New protocols, training a result of technological change
By Bartley Kives, CBC NewsThe City of Winnipeg is launching a child-abuse public-awareness campaign in conjunction with efforts to better educate city staff at pools, libraries and recreational facilities. (City of Winnipeg)
The City of Winnipeg, Manitoba, Canada is further training staff at pools, libraries and recreational facilities to watch out for signs of child sexual abuse.
Since the fall, the city has been working with the Canadian Centre for Child Protection to develop a new program aimed at combating the sexual abuse of children.
It has resulted in risk assessments of city facilities, new protocols for reporting incidents of suspected child sexual abuse and modernized staff training that will start at city pools and aquatic centres. It will be extended to libraries and recreational facilities later this year.
Winnipeg Mayor Brian Bowman said the program is partly in response to changes in technology.

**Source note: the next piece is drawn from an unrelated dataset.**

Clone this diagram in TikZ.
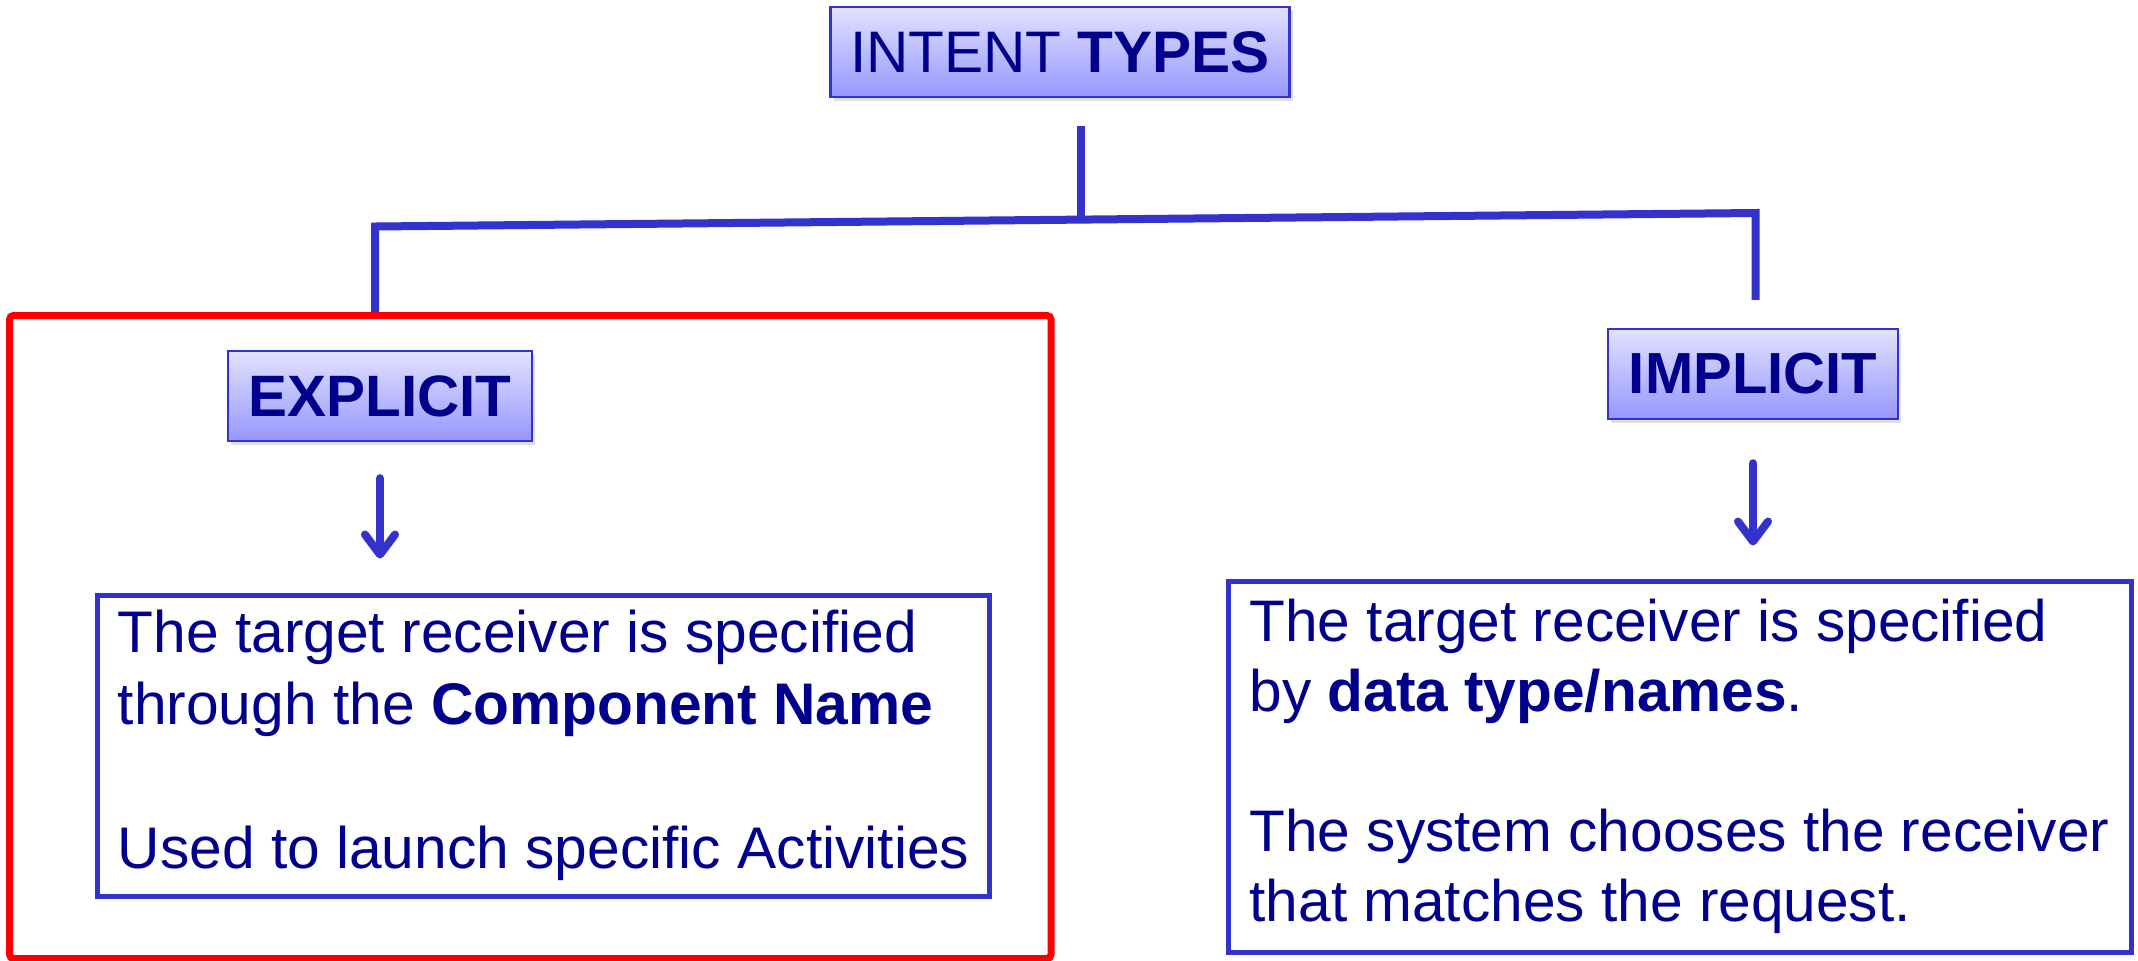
\documentclass[tikz,border=0pt]{standalone}
\usepackage{fontspec}
\setmainfont{Liberation Sans}
\usetikzlibrary{arrows.meta,shadows}
\definecolor{inknavy}{RGB}{0,0,140}
\definecolor{linkblue}{RGB}{51,51,204}
\definecolor{boxtop}{RGB}{226,226,255}
\definecolor{boxbottom}{RGB}{150,150,255}
\definecolor{framered}{RGB}{255,0,0}
\begin{document}
\begin{tikzpicture}[x=0.5pt,y=-0.5pt,
    typebox/.style={draw=linkblue,line width=1.2pt,top color=boxtop,bottom color=boxbottom,
        text=inknavy,font=\fontsize{29.3}{36}\selectfont,minimum height=45pt,inner sep=0pt,
        drop shadow={shadow xshift=1.5pt,shadow yshift=-2pt,opacity=0.25}},
    textbox/.style={draw=linkblue,line width=2.5pt,text=inknavy,align=left,inner sep=0pt},
    treeline/.style={draw=linkblue,line width=4pt},
    downarrow/.style={draw=linkblue,line width=4pt,line cap=round,
        -{Straight Barb[length=10pt,width=15pt,line width=4pt,line cap=round,line join=round]}}]
    \useasboundingbox (0,0) rectangle (2138,960);
    % frame round the explicit branch
    \node [draw=framered,line width=3.5pt,rounded corners=2pt,inner sep=0pt,
        minimum width=520.75pt,minimum height=321.5pt] (explicitframe) at (530.25,637) {};
    % headings
    \node [typebox,minimum width=229.5pt] (title) at (1060,52) {INTENT \textbf{TYPES}};
    \node [typebox,minimum width=152pt,font=\fontsize{29.2}{36}\selectfont\bfseries] (explicit) at (380,396) {EXPLICIT};
    \node [typebox,minimum width=145pt,font=\fontsize{29}{36}\selectfont\bfseries] (implicit) at (1753,374) {IMPLICIT};
    % descriptions
    \node [textbox,minimum width=446pt,minimum height=150.5pt,font=\fontsize{29.35}{36}\selectfont] (exptext) at (543.5,745.5)
        {The target receiver is specified\\ through the \textbf{Component Name}\\[36pt] Used to launch specific Activities};
    \node [textbox,minimum width=451.5pt,minimum height=185.5pt,font=\fontsize{29.3}{35}\selectfont] (imptext) at (1679.5,766.5)
        {The target receiver is specified\\ by \textbf{data type/names}.\\[35pt] The system chooses the receiver\\ that matches the request.};
    % tree
    \coordinate (leftknee) at (375,226.5);
    \coordinate (rightknee) at (1755.5,213);
    \coordinate (stemfoot) at (1081,219.5);
    \draw [treeline,shorten <=14pt] (title.south -| stemfoot) -- (stemfoot);
    \draw [treeline] (leftknee |- explicitframe.north) -- (leftknee) -- (rightknee)
        -- ([yshift=14pt]rightknee |- implicit.north);
    \draw [downarrow,shorten <=18pt,shorten >=17pt] (explicit) -- (explicit |- exptext.north);
    \draw [downarrow,shorten <=21.5pt,shorten >=16.5pt] (implicit) -- (implicit |- imptext.north);
\end{tikzpicture}
\end{document}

"The manner in which images are disseminated, as I`ve learned from the Centre for Child Protection, have been changing, not for the better in recent years," Bowman told reporters Tuesday at the Pan Am Pool.
The city is also launching a public-education campaign that urges visitors to city facilities to report instances of inappropriate behaviour or suspected sexual abuse.
Surreptitious recordings of children in public places sparked this initiative, said Signy Arnason, director of cybertip.ca and the associate executive director of the Canadian Centre for Child Protection.
"We have to keep in mind for the offending community, children don't have to be nude for them to be aroused by these types of shots," Arnason said.
Indeed, for a certain demographic, any female body that is not made invisible by clothing is provocative. This is the first program of its kind that I am aware of in Canada. The need for it spells out the effect of immigration from Muslim societies which prefer to keep women invisible. I hope it spreads to all urban centres. It is a limited response to child sex abuse, but, at least it's a response.